The foundation of my practice is based on Acceptance Commitment Therapy (ACT.) What’s ACT? The wide-web offers many explanations, articles, and books about ACT.
Me? I use ACT to assist clients define values, identify goals, create an action plan, and develop supportive tools along the way.
We all have values. Values embody the person we want to be, influencing how we treat others and how we interact with the world. Values are the foundation of our decisions about career, relationships, and personal growth.
Sometimes it’s easy to identify our values. And sometimes, we are surprised when our values change or are re-defined within the context of what we’d like to achieve.
Trying to define your values? Questions to ask yourself: As of today, what’s at the core of who I am – regardless of circumstances? What words define my moral compass?
What do you WANT to work toward? Improving relationships? Changing career? Learning something new? Improving health? When asked these questions are you answering: Yes. All those things. Or, are you having difficulty determining what your specific goals are?
Many tools to help determine the areas of life you want to work on. Sometimes, therapy changes your perspective on what goals are. Example: After a few therapy sessions and identifying values, you may prioritize social connection and spending time with people you care about – rather than your initial career goal.
How do you move in the direction of accomplishing your goals? Goals require you to ‘unpack’ tasks. In other words, the creation of small steps (of accomplishment) aligned with your mission.
Finding a new career can be overwhelming. However, action(s) (outlined below) are attainable and move us in a forward direction – which can be informative and collaborative to attain clarity on what our goals are.
‘Wednesday morning: Review indeed website for twenty minutes.’
‘Thursday: Update LinkedIn profile 10 minutes’
‘Saturday, text Aunt Mildred about potential workplace connection/ friend’

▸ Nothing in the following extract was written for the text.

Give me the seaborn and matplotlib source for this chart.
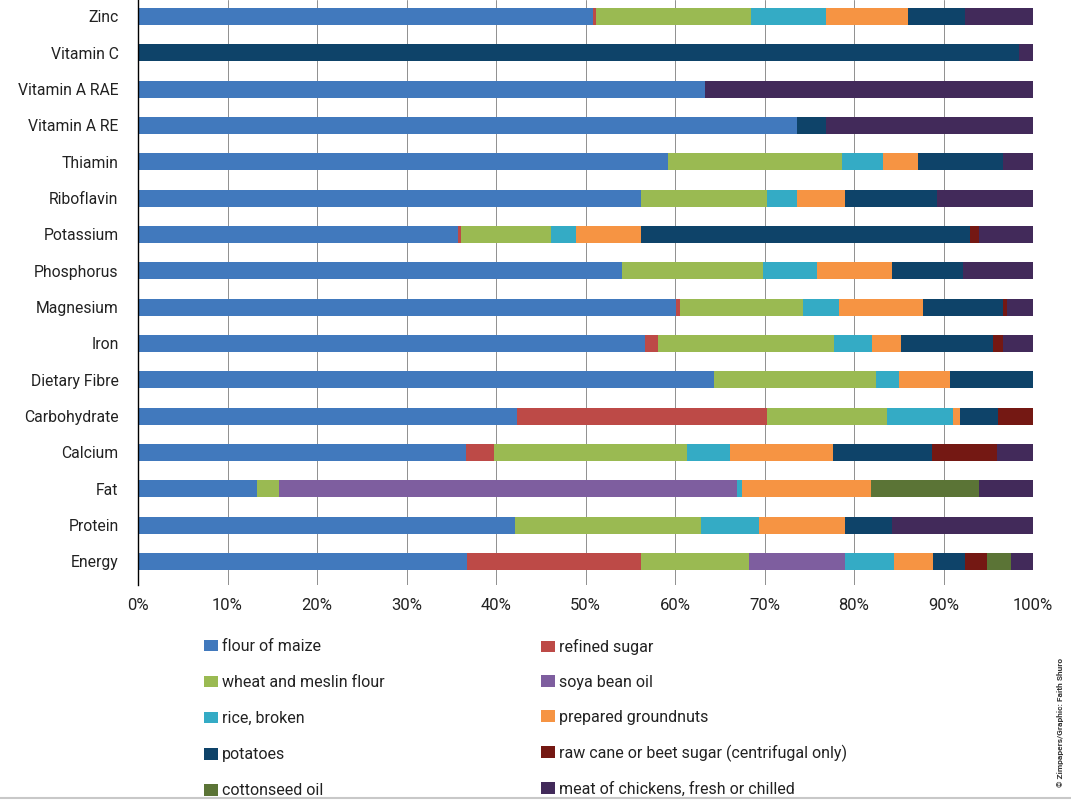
import numpy as np
import pandas as pd
import matplotlib
matplotlib.use("Agg")
import matplotlib.pyplot as plt
import seaborn as sns
from matplotlib.patches import Patch
from matplotlib.lines import Line2D

categories = ["Zinc", "Vitamin C", "Vitamin A RAE", "Vitamin A RE", "Thiamin",
              "Riboflavin", "Potassium", "Phosphorus", "Magnesium", "Iron",
              "Dietary Fibre", "Carbohydrate", "Calcium", "Fat", "Protein", "Energy"]

flour_of_maize = [50.8, 0, 63.3, 73.6, 59.2, 56.2, 35.8, 54.1, 60.1, 56.7, 64.4, 42.4, 36.7, 13.3, 42.1, 36.8]
refined_sugar  = [0.4, 0, 0, 0, 0, 0, 0.3, 0, 0.5, 1.4, 0, 27.9, 3.1, 0, 0, 19.4]
wheat_flour    = [17.3, 0, 0, 0, 19.5, 14.1, 10.1, 15.7, 13.7, 19.7, 18.1, 13.4, 21.5, 2.4, 20.8, 12.1]
soya_bean_oil  = [0, 0, 0, 0, 0, 0, 0, 0, 0, 0, 0, 0, 0, 51.2, 0, 10.7]
rice_broken    = [8.4, 0, 0, 0, 4.5, 3.3, 2.7, 6.1, 4.0, 4.2, 2.5, 7.4, 4.8, 0.6, 6.5, 5.5]
groundnuts     = [9.1, 0, 0, 0, 4.0, 5.4, 7.3, 8.3, 9.4, 3.3, 5.7, 0.7, 11.6, 14.4, 9.6, 4.3]
potatoes       = [6.4, 98.4, 0, 3.3, 9.4, 10.3, 36.8, 8.0, 9.0, 10.2, 9.3, 4.3, 11.0, 0, 5.2, 3.6]
raw_sugar      = [0, 0, 0, 0, 0, 0, 1.0, 0, 0.4, 1.1, 0, 3.9, 7.3, 0, 0, 2.5]
cottonseed_oil = [0, 0, 0, 0, 0, 0, 0, 0, 0, 0, 0, 0, 0, 12.1, 0, 2.6]
chicken_meat   = [7.6, 1.6, 36.7, 23.1, 3.4, 10.7, 6.0, 7.8, 2.9, 3.4, 0, 0, 4.0, 6.0, 15.8, 2.5]

series_names = ["flour of maize", "refined sugar", "wheat and meslin flour", "soya bean oil",
                "rice, broken", "prepared groundnuts", "potatoes",
                "raw cane or beet sugar (centrifugal only)", "cottonseed oil",
                "meat of chickens, fresh or chilled"]
series_values = [flour_of_maize, refined_sugar, wheat_flour, soya_bean_oil, rice_broken,
                 groundnuts, potatoes, raw_sugar, cottonseed_oil, chicken_meat]
colors = ["#4179BD", "#BD4A47", "#9ABA52", "#7E5E9F", "#34ABC5", "#F69443",
          "#0E4369", "#741813", "#5B7436", "#422A5A"]

sns.set_theme(style="white")
plt.rcParams['font.family'] = ['Roboto', 'DejaVu Sans']

W, H = 1071, 800
fig = plt.figure(figsize=(W / 100, H / 100), dpi=100)
ax = fig.add_axes([138 / W, 1 - 585 / H, (1033 - 138) / W, 585 / H])

cum = np.cumsum(np.array(series_values, dtype=float), axis=0)
for i in reversed(range(len(series_names))):
    d = pd.DataFrame({"category": categories, "value": cum[i]})
    sns.barplot(data=d, x="value", y="category", orient="h", order=categories,
                color=colors[i], saturation=1, width=0.47, linewidth=0,
                errorbar=None, ax=ax)

ax.set_xlim(0, 100)
ax.set_ylim(15.647, -0.454)
ticks = list(range(0, 101, 10))
ax.set_xticks(ticks)
ax.set_xticklabels([f"{t}%" for t in ticks])
ax.set_xlabel("")
ax.set_ylabel("")
ax.xaxis.grid(True, color="#8f8f8f", linewidth=0.7)
ax.yaxis.grid(False)
ax.set_axisbelow(True)
for s in ["top", "right", "bottom"]:
    ax.spines[s].set_visible(False)
ax.spines["left"].set_color("black")
ax.spines["left"].set_linewidth(1.0)
ax.tick_params(axis="y", length=0, pad=14, labelsize=11.3, labelcolor="#222222")
ax.tick_params(axis="x", length=0, pad=9, labelsize=12, labelcolor="#222222")

handles = [Patch(facecolor=c, edgecolor="none", label=n) for c, n in zip(colors, series_names)]
common = dict(frameon=False, fontsize=11.5, handlelength=0.85, handleheight=0.75,
              handletextpad=0.3, borderpad=0, borderaxespad=0, labelcolor="#222222")
fig.legend(handles=handles[0::2], loc="upper left", labelspacing=1.32,
           bbox_to_anchor=(204 / W, 1 - 639 / H), **common)
fig.legend(handles=handles[1::2], loc="upper left", labelspacing=1.24,
           bbox_to_anchor=(541 / W, 1 - 639 / H), **common)

fig.text(1061 / W, 1 - 722 / H, "© Zimpapers/Graphic: Faith Shuro", rotation=90,
         ha="center", va="center", fontsize=6, fontweight="bold", color="#333333")
fig.add_artist(Line2D([0, 1], [1 - 798 / H, 1 - 798 / H], transform=fig.transFigure,
                      color="#c8c8c8", linewidth=1.5))

fig.savefig("out.png", dpi=100)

Tools. Tools. Tools. So many. It’s important to have a variety of tools, depending on circumstances. For example, if you are building a house, you will need more than just a saw, a hammer, and some wood. You may need nails, cement, measuring tape, a level . . . and people to reach out to (for support) as you embark on your mission.
Tool can be a combination depending on needs. Example:
Tools for someone going through divorce, experiencing feelings of guilt/fear/loss and not being able to sleep will benefit from a combination of: Gottman communication tools (for relationships) interlaced with personal ACT mindfulness/de-fusion/grounding tools in correlation with structured/routine tools to attain sleep (Cognitive Behavioral Therapy for Insomnia, CBT-I.)
We use ‘methods’ to process thoughts, feelings, and get present . . . which work for us. But, not all tools are right for the task at hand. Sometimes we get used to using a particular tool and we continue to use it, even though… it doesn’t seem to be helping. Remember the time I used the carpenter metaphor? I’m now using the cook metaphor…
Every cook has ingredients. And we all learn different ways to use ingredients to create what we want. And yeah, I’ll continue to use this cooking metaphor, to say: I am a therapist who helps my clients with ingredients, methods, techniques in the exploration of finding their primary dish (and necessary side dishes.) And those dishes may differ depending on the time of year, season … and relationship.
As your therapist, my aim is to help you identify and utilize tools … aligned with your action plan, values, and future forward goals.